Unwanted delay between concatenated audio samples

LiamD's icon

Hi all,

I'm attempting to make a speech synthesis patch which works by concatenating very short (mostly < 0.5 second) samples of speech together to create a variety of pre-determined words and phrases.

I've come across some unwanted popping in between samples - strange as I have carefully edited the samples to all begin and end at 0 dB and they concatenate fluently in Adobe Audition. I believe the pop is down to an unwanted delay due to the time Max is taking to send the bang to the groove~ in question.

I initially had two grooves (for each sample), the first of which uses the "delta~" -> " "edge~" chain demonstrated in the groove~ help file which outputs a bang when the audio file finishes playing. This bang was the cue for the second player to start playing. However when the popping occurred I tried a new counter system where a "metro" -> "counter" chain creates an independent time base from which to trigger each sample (this method is the example patcher).

I'm still getting the popping sound, I thought that if use of timers and delays are an issue then pre-concatenation of the audio (i.e. combining them before hearing the results) might be a possible solution but I'm struggling to find an object that can do this for me.

Has anyone had any similar issues or any ideas as to where the problem might lie?

Thanks,

Max Patch
Copy patch and select New From Clipboard in Max.

Liam

pid's icon

i have not looked in depth but: your patch does not work because the triggering happens in the control domain. you need to work only at sample rate. you need to double buffer and/or use the play~ object instead; with a phasor~. if you are never changing tempo or pitch you may find wave~ / index~ will work well too.
p.s. - if you are dealing with a lot of files into ram then just use polybuffer~ object.

LiamD's icon

Thanks for the response,

I've switched over to the play~ object, using a '0' message and line~ to trigger the first play~. I don't quite understand what you mean by double buffer but I am in fact using polybuffer~ in the real patch - I modified that example patcher as I wasn't sure on the rules regarding uploading other people's work.

I'm struggling to find a way to use the play~ output to trigger the second play~, is this where the phasor~ comes in? I notice the phasor~ help file says 'can be used as an audio signal or a sample-accurate timing/control signal' but I can't seem to find any demonstration of this in the documentation. Of course, this is probably due to my lack of experience with the object.

Thanks again,

Liam

pid's icon

hey. i looked at this. actually, for what you are trying to do a single buffer with all your audio and accessing the sample positions for playbacks for each segment would be a much much better way to do it. you can make a single buffer of all your files using mxj buff.op but just as well do it in an audio editor if you do not need that in realtime. or look at FTM. triggering play~ with line is no good because you are coming in and out of control / signal domain. a counter system would be better if you are wanting separate buffers. i'll look into it again if i get time tomorrow or so. are you wanting one-shot plays of each segment of audio? are you wanting just one sound then the other and stop? or constantly playing between two buffers and stop when you call it? all sorts of different ways of doing all this. all this should be easier for you, but that is max sometimes unfortunately.

LiamD's icon

Just to clarify, do you mean rendering all of the audio into a single file, and loading it into one buffer~?

To answer your questions I only need one-shot plays of each segment which stop at the end of the chain.

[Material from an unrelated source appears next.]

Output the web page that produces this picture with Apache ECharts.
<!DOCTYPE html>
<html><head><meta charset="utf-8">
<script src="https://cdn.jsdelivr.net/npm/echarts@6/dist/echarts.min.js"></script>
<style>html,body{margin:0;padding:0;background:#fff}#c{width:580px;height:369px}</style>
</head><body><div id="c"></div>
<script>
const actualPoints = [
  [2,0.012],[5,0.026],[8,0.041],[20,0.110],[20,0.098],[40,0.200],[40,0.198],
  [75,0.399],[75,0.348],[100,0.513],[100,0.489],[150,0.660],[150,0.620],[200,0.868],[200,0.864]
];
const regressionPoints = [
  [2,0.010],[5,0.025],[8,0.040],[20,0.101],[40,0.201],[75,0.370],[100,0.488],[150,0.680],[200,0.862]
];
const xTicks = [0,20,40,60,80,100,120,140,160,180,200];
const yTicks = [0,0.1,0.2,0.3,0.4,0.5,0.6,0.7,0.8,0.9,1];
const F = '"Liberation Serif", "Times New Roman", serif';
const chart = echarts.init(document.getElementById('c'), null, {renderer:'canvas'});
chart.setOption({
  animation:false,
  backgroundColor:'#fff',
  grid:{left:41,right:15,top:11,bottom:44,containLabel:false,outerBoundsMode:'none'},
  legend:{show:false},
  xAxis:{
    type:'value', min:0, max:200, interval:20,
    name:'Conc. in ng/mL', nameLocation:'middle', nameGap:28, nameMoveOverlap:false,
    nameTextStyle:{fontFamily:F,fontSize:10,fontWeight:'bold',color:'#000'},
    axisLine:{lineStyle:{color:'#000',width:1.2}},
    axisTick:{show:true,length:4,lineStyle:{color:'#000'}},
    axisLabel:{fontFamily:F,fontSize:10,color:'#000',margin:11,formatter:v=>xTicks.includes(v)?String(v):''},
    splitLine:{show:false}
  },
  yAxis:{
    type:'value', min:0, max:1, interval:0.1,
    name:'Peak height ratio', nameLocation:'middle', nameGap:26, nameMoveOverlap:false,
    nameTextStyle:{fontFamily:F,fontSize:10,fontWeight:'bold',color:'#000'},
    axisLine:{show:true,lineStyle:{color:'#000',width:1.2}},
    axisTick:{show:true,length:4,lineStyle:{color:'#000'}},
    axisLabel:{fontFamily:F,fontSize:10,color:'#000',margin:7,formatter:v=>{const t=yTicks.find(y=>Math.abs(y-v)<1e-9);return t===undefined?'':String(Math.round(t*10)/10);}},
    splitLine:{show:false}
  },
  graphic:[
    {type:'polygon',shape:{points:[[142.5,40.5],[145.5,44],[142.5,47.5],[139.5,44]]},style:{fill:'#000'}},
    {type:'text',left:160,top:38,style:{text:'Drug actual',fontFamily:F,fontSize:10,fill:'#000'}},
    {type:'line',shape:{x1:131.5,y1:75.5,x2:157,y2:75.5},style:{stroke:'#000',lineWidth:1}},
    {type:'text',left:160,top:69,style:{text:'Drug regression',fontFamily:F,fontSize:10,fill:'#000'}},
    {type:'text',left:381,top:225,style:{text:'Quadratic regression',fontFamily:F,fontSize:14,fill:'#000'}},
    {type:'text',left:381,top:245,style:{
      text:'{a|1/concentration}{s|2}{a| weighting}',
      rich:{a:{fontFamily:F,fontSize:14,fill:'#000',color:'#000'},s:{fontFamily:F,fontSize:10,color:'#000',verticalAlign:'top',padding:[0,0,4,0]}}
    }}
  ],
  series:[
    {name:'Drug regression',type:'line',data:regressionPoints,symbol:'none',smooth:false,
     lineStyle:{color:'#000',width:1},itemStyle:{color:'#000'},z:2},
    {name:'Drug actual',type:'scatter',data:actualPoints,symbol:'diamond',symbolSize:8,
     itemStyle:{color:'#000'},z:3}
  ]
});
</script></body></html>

Thinking about it I see no reason why the single buffer technique has a disadvantage over multiple buffers. In fact, the amount of audio segments needed per utterance will continuously vary, so using multiple buffers will probably prove more problematic.

You mention buff.op - if this can single buffer all of my files, does that mean I could use it to pick and choose the samples I need to make each phrase?

In case this is confusing, here is a crude example of what I am asking:

Let's suppose I want to synthesise the word 'Speech'. I have recordings of its component phonemes (/s/, /p/, /i:/ and /ʧ/). Could buff.op take these samples and concatenate them for me?

I shall look into FTM this evening, thanks for your time

Liam